Nicos Anastasiades durant une conférence de presse télévisée au palais présidentiel à Nicosie, le 4 novembre. | YIANNIS KOURTOGLOU / AFP

Sous l’égide des Nations unies, les dirigeants chypriotes grec et turc doivent poursuivre lundi 7 novembre en Suisse leurs négociations en vue d’un accord sur la réunification de l’île méditerranéenne, divisée depuis 42 ans.

Pour la première fois, le président chypriote Nicos Anastasiades et le leader chypriote turc Mustafa Akinci vont aborder une des questions les plus épineuses du dossier : les arrangements territoriaux.

Ces discussions, qui se tiendront jusqu’au 11 novembre près du lac Léman, sont « un moment clé » dans les négociations de paix, entamées en mai 2015, selon l’émissaire de l’ONU pour Chypre, Espen Barth Eide. Les pourparlers sont aussi considérés comme ceux de la dernière chance, après notamment l’échec d’un plan de réunification proposé par l’ONU en 2004. L’objectif est de parvenir à un accord d’ici la fin de l’année.

Mettre fin à 42 ans de division

Le pays est divisé depuis 1974 lorsque l’armée turque a envahi la partie nord de l’île en réaction à un coup d’Etat visant à rattacher Chypre à la Grèce, ce qui inquiétait la minorité turcophone de l’île. Cette invasion a été suivie par d’importants déplacements de populations, des dizaines de milliers de personnes ayant dû abandonner leurs biens du jour au lendemain.

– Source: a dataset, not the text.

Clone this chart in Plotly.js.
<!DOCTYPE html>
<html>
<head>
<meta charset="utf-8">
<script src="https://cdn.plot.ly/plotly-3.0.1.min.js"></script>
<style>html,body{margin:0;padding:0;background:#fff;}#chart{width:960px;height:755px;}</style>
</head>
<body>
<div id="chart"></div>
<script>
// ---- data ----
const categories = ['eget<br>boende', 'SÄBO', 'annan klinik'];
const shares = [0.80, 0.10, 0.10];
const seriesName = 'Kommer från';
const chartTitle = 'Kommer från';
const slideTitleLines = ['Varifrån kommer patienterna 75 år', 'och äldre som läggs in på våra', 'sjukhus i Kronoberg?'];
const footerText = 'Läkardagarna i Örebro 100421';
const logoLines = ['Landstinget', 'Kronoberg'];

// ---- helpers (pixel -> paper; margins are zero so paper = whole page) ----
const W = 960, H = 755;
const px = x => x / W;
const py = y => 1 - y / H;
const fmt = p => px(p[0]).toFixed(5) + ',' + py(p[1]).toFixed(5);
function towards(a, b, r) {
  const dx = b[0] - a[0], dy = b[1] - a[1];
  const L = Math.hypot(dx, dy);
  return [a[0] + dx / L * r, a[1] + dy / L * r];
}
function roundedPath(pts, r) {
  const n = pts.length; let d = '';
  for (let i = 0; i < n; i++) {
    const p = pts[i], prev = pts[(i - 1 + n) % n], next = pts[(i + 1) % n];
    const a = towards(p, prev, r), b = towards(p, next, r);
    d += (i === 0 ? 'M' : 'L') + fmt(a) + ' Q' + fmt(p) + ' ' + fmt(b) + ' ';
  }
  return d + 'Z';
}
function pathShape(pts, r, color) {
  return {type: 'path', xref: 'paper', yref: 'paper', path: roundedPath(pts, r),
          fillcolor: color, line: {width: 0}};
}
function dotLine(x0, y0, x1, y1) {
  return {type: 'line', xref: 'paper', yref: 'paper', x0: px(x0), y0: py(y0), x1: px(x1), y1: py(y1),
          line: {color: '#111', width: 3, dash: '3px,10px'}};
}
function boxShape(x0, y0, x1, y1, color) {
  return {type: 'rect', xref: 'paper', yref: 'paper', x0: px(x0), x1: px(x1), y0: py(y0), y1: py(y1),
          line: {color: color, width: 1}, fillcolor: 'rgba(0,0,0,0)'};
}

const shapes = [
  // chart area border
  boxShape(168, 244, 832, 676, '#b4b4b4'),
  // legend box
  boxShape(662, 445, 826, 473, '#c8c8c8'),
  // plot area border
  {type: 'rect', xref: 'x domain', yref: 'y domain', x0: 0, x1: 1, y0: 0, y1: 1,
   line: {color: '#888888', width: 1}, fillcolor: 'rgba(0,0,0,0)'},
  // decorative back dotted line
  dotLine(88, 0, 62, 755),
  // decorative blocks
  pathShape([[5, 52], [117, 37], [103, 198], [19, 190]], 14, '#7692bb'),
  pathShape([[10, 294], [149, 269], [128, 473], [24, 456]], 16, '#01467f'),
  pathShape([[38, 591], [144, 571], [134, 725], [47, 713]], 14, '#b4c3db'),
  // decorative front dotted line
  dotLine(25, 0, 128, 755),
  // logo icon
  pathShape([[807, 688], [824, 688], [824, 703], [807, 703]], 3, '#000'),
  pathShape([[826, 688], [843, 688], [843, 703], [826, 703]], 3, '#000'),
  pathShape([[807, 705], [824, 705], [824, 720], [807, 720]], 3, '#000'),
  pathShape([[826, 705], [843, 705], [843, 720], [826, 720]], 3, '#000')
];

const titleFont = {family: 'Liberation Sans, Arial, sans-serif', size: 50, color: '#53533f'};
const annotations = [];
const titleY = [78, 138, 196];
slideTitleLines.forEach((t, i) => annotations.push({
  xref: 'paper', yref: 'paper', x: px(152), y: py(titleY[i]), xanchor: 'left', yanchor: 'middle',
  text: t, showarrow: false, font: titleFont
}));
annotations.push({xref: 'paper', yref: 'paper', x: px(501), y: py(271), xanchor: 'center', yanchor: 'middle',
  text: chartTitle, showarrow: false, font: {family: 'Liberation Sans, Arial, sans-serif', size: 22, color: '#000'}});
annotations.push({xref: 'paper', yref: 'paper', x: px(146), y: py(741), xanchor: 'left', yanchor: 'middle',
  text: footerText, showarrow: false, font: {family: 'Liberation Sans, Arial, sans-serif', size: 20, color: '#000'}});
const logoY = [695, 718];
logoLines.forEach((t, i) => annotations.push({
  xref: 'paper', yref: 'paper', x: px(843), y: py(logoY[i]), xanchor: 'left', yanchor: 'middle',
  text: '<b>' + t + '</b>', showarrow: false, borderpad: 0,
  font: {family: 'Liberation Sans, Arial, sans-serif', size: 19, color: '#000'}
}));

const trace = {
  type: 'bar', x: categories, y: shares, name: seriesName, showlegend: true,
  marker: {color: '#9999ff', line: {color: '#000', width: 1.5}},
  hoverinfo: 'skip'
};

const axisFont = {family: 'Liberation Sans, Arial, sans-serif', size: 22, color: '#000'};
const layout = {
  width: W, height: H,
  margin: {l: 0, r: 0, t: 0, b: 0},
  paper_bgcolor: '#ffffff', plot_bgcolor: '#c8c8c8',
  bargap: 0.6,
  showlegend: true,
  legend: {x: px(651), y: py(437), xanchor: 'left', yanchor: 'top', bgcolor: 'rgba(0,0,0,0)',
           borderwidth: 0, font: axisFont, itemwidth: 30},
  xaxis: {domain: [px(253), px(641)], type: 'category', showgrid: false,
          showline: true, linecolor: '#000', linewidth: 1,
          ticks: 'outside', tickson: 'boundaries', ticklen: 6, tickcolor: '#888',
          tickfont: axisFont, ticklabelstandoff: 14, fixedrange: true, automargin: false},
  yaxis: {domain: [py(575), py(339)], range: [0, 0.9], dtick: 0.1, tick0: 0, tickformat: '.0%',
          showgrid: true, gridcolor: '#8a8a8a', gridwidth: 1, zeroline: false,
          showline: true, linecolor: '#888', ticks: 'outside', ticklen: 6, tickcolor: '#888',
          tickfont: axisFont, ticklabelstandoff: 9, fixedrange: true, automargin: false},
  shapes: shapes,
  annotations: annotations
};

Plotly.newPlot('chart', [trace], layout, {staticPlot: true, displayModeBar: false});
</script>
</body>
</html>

Depuis, la République de Chypre, membre de l’UE depuis 2004, n’exerce son autorité que sur la partie Sud, où vivent les Chypriotes grecs. Les Chypriotes turcs habitent au Nord, où une République turque de Chypre du Nord (RTCN) a été autoproclamée et n’est reconnue que par Ankara.

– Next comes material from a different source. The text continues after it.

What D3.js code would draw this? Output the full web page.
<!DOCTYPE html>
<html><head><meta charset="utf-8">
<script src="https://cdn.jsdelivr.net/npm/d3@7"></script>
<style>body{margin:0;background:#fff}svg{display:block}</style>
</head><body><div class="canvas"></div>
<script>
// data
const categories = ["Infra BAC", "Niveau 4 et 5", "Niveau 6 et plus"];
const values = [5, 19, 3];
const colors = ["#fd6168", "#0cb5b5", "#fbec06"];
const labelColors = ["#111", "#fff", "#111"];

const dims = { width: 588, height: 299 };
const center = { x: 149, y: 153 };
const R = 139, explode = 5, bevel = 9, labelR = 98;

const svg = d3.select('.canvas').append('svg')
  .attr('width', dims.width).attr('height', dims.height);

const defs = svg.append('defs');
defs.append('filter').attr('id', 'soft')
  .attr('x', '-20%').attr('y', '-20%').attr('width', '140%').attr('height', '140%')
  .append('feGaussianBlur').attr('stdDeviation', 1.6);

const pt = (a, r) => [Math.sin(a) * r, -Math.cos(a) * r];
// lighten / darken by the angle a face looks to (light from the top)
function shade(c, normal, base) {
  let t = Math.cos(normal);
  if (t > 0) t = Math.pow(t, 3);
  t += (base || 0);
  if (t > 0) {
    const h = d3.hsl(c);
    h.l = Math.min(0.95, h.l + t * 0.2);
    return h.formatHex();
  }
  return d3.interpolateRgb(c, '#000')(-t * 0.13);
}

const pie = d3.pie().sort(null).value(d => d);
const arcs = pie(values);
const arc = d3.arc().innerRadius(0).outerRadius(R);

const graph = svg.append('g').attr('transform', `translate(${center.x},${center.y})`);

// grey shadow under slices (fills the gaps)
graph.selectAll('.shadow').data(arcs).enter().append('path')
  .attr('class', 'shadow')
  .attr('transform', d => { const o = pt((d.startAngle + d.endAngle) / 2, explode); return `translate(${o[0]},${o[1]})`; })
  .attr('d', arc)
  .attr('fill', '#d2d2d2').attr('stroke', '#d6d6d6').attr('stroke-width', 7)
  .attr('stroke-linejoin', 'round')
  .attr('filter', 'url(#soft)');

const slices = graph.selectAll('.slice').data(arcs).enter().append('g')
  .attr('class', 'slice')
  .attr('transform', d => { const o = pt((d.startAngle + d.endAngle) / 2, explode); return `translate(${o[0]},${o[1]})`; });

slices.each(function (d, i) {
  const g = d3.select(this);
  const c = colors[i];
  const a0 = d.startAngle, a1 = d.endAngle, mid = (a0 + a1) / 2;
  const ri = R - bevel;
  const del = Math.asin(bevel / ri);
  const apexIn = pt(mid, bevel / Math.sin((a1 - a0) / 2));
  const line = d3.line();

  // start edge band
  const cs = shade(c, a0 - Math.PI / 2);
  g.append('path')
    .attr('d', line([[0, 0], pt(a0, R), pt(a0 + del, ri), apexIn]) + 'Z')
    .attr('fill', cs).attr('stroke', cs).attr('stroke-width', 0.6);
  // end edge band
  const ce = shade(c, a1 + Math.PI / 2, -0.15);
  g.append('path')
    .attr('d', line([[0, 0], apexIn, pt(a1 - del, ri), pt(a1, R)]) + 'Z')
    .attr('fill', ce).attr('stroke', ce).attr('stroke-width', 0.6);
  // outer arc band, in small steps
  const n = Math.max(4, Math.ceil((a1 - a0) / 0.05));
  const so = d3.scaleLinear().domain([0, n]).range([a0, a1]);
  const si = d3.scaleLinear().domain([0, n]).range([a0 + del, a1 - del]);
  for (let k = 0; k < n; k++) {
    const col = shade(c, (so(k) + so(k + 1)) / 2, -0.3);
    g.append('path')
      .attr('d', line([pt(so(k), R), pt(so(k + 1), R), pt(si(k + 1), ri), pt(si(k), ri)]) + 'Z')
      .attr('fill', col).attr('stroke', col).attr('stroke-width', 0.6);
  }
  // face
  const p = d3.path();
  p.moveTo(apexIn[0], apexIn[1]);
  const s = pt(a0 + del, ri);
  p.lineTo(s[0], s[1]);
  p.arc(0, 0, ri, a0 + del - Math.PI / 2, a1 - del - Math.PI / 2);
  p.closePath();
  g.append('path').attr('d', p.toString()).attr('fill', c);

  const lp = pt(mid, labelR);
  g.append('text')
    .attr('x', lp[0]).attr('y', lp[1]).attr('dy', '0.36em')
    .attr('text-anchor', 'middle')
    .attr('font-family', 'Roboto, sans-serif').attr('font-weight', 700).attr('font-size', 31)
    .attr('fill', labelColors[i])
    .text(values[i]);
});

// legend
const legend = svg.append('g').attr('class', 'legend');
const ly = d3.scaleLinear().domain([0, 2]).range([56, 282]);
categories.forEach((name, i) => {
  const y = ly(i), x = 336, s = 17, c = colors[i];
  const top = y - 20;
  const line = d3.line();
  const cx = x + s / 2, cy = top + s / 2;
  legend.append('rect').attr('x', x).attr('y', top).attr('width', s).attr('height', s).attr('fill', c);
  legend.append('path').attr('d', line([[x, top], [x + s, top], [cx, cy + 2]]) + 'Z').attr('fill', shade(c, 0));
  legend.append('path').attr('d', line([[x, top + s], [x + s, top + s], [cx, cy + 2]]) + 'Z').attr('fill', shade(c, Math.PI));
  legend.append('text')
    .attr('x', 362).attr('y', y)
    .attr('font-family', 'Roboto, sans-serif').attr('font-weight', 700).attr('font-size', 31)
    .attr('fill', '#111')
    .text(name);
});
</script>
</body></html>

M. Anastasiades a exhorté la semaine dernière les deux parties à « saisir cette opportunité, non seulement pour éliminer ou réduire les différends (…) mais aussi pour faire des progrès sur le territoire qui puissent mener à un règlement final ». M. Akinci a lui souligné la nécessité de respecter le délai de la fin d’année pour conclure un accord : « Après 50 ans, on ne peut continuer à discuter encore 50 ans. Tout le monde, dont l’ONU, a bien conscience de ça ».

Les analystes estiment que tout accord, qui doit déboucher sur une fédération composée de deux entités – l’une chypriote grecque, l’autre chypriote turque – repose sur le principe d’un échange de territoires dans cette île d’environ un million d’habitants, dont une très grande majorité de Chypriotes grecs.

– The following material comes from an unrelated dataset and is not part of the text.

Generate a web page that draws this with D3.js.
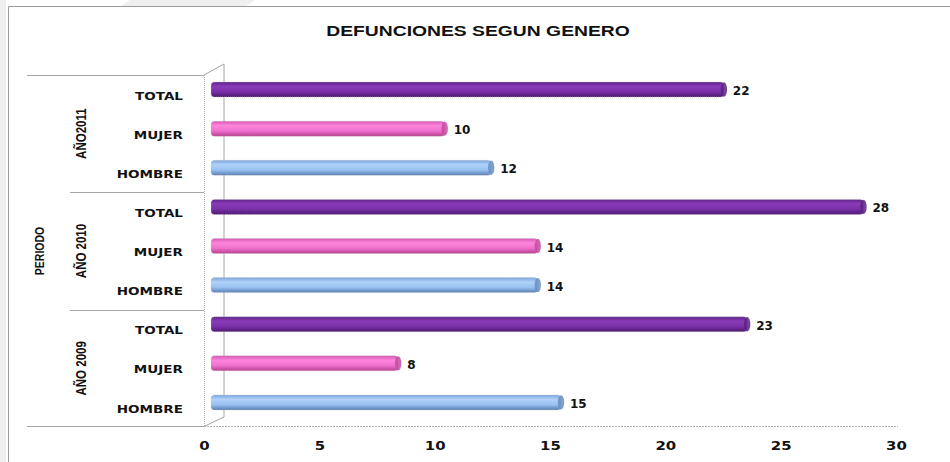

« S’ils peuvent aujourd’hui se réunir autour de cartes et partager leurs points de vue, cela signifie qu’un certain nombre de barrières psychologiques ont été franchies », estime Fiona Mullen, consultante internationale basée à Chypre.

Le redécoupage épineux des entités

Les deux leaders vont tenter de s’entendre sur la délimitation des deux futures entités, ce qui devrait entraîner notamment une restitution de certaines zones du Nord aux Chypriotes grecs.

La question du « territoire est naturellement liée à celles des propriétés et de la sécurité parce que cela affecte la vie quotidienne des gens vivant près de la frontière », a reconnu à l’AFP l’analyste chypriote turc Mete Hatay.

« S’ils résolvent ce problème (du territoire), alors nous serons sur la voie d’importantes discussions multipartites sur la sécurité », dit Mme Mullen. En vertu de traités internationaux, la Turquie, la Grèce et la Grande-Bretagne, qui disposent de bases militaires dans l’île, sont garants de la sécurité de Chypre.

Une délimitation des entités permettra aussi d’examiner des processus de restitution, compensation ou échange pour les propriétaires spoliés de leurs biens, une question épineuse et potentiellement onéreuse pour le futur Etat.

Si une réunification promet d’être coûteuse dans un premier temps, le Fonds monétaire international (FMI) veut croire qu’elle finira par avoir des conséquences économiques très positives pour Chypre qui, au bord de la faillite en 2013, avait dû recourir à un plan de sauvetage international.